Given problem: Retype nothing but the lines from the start of the material up to and including the line with "xlim = (-0.522, 2.506)". Pictures don't belong in the copy.
** begin Given material **
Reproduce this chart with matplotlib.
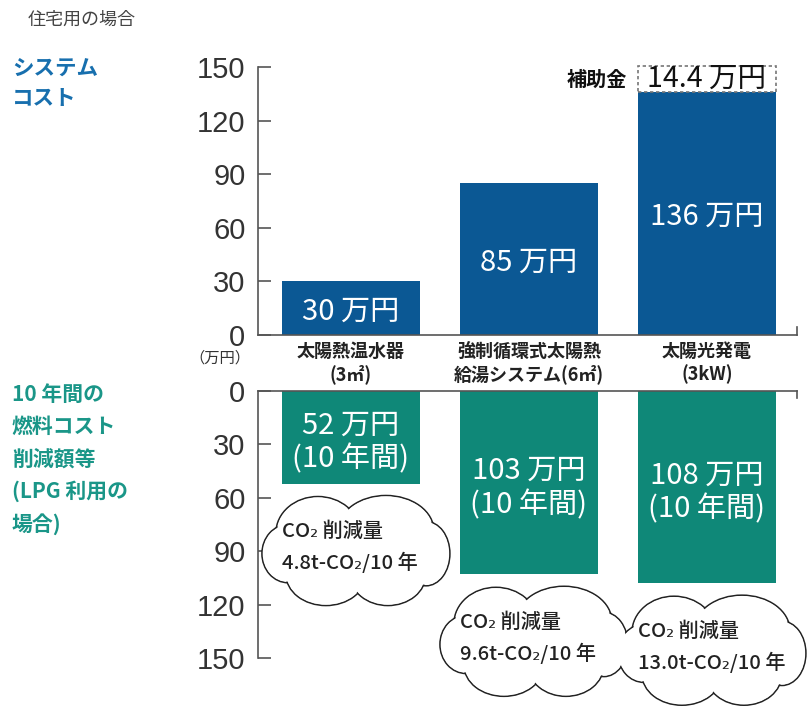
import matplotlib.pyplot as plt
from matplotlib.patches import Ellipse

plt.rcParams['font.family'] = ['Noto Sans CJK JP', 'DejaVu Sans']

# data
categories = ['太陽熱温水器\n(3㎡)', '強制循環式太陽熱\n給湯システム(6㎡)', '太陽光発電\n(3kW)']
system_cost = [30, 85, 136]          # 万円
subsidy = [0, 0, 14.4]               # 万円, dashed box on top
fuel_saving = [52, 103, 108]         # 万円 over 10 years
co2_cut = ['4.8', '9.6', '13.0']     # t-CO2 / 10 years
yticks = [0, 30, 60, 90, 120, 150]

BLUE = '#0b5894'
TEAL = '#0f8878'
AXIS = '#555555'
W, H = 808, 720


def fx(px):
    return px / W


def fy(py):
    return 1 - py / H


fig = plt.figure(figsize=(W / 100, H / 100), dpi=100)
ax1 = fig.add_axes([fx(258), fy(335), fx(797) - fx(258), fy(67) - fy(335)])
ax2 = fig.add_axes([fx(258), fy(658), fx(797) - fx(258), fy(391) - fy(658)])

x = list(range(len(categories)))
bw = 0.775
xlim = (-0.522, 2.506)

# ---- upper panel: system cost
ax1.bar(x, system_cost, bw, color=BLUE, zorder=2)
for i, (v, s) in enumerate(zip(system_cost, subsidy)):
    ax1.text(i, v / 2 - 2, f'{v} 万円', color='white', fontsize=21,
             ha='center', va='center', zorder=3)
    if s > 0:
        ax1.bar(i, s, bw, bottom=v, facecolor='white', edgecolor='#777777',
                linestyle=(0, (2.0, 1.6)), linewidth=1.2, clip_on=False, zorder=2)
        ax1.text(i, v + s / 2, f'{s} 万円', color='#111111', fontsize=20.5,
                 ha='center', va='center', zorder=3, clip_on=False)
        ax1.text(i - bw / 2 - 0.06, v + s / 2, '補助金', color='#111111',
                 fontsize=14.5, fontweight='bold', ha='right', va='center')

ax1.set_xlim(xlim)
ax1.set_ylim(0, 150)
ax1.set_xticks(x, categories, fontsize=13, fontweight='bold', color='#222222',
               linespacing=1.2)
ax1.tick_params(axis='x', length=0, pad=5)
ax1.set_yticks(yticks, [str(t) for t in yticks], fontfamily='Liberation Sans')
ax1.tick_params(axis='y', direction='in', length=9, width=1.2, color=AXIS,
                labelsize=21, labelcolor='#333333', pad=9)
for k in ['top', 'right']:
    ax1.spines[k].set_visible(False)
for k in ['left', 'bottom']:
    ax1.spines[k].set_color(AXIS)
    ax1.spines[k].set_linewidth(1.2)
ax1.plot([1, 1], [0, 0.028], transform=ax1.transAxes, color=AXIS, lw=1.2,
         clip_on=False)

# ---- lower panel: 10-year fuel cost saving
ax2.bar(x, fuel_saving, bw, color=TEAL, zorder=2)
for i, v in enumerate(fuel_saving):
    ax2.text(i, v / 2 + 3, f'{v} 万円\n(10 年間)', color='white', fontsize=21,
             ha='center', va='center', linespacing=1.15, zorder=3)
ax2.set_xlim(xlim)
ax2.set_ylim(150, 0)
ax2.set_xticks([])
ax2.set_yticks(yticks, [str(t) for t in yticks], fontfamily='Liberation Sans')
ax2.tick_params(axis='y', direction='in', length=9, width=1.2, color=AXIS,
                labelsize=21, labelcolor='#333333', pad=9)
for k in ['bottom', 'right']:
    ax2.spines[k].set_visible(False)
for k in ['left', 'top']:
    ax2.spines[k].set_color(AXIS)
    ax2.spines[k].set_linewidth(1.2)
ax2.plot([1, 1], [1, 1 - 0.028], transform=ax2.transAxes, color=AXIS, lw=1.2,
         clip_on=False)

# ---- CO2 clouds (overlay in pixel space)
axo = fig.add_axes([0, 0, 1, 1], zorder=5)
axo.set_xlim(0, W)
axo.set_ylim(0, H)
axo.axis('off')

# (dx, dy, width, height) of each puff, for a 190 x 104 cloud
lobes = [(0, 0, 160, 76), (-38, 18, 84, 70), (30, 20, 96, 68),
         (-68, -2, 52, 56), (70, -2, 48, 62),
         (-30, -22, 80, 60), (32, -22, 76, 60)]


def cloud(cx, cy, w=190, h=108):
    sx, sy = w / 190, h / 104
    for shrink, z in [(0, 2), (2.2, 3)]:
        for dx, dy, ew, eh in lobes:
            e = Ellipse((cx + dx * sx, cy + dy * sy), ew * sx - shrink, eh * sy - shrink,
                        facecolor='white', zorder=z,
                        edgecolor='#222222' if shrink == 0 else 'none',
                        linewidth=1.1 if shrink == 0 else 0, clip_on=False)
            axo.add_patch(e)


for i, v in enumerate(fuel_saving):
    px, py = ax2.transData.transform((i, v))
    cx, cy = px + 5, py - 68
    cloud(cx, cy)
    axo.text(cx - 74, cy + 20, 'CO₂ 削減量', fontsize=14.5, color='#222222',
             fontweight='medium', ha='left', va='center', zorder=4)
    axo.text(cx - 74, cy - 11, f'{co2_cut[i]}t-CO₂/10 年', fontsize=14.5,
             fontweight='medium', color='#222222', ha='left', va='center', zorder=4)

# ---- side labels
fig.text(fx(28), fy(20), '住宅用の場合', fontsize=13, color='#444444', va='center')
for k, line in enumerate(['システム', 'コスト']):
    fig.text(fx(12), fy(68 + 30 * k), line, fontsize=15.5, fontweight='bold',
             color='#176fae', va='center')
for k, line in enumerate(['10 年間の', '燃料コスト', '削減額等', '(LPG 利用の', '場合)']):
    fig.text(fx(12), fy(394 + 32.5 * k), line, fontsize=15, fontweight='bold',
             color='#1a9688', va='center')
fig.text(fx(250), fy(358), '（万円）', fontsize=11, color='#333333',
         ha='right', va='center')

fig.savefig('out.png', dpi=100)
** end Given material **
The completed task:
Reproduce this chart with matplotlib.
import matplotlib.pyplot as plt
from matplotlib.patches import Ellipse

plt.rcParams['font.family'] = ['Noto Sans CJK JP', 'DejaVu Sans']

# data
categories = ['太陽熱温水器\n(3㎡)', '強制循環式太陽熱\n給湯システム(6㎡)', '太陽光発電\n(3kW)']
system_cost = [30, 85, 136]          # 万円
subsidy = [0, 0, 14.4]               # 万円, dashed box on top
fuel_saving = [52, 103, 108]         # 万円 over 10 years
co2_cut = ['4.8', '9.6', '13.0']     # t-CO2 / 10 years
yticks = [0, 30, 60, 90, 120, 150]

BLUE = '#0b5894'
TEAL = '#0f8878'
AXIS = '#555555'
W, H = 808, 720


def fx(px):
    return px / W


def fy(py):
    return 1 - py / H


fig = plt.figure(figsize=(W / 100, H / 100), dpi=100)
ax1 = fig.add_axes([fx(258), fy(335), fx(797) - fx(258), fy(67) - fy(335)])
ax2 = fig.add_axes([fx(258), fy(658), fx(797) - fx(258), fy(391) - fy(658)])

x = list(range(len(categories)))
bw = 0.775
xlim = (-0.522, 2.506)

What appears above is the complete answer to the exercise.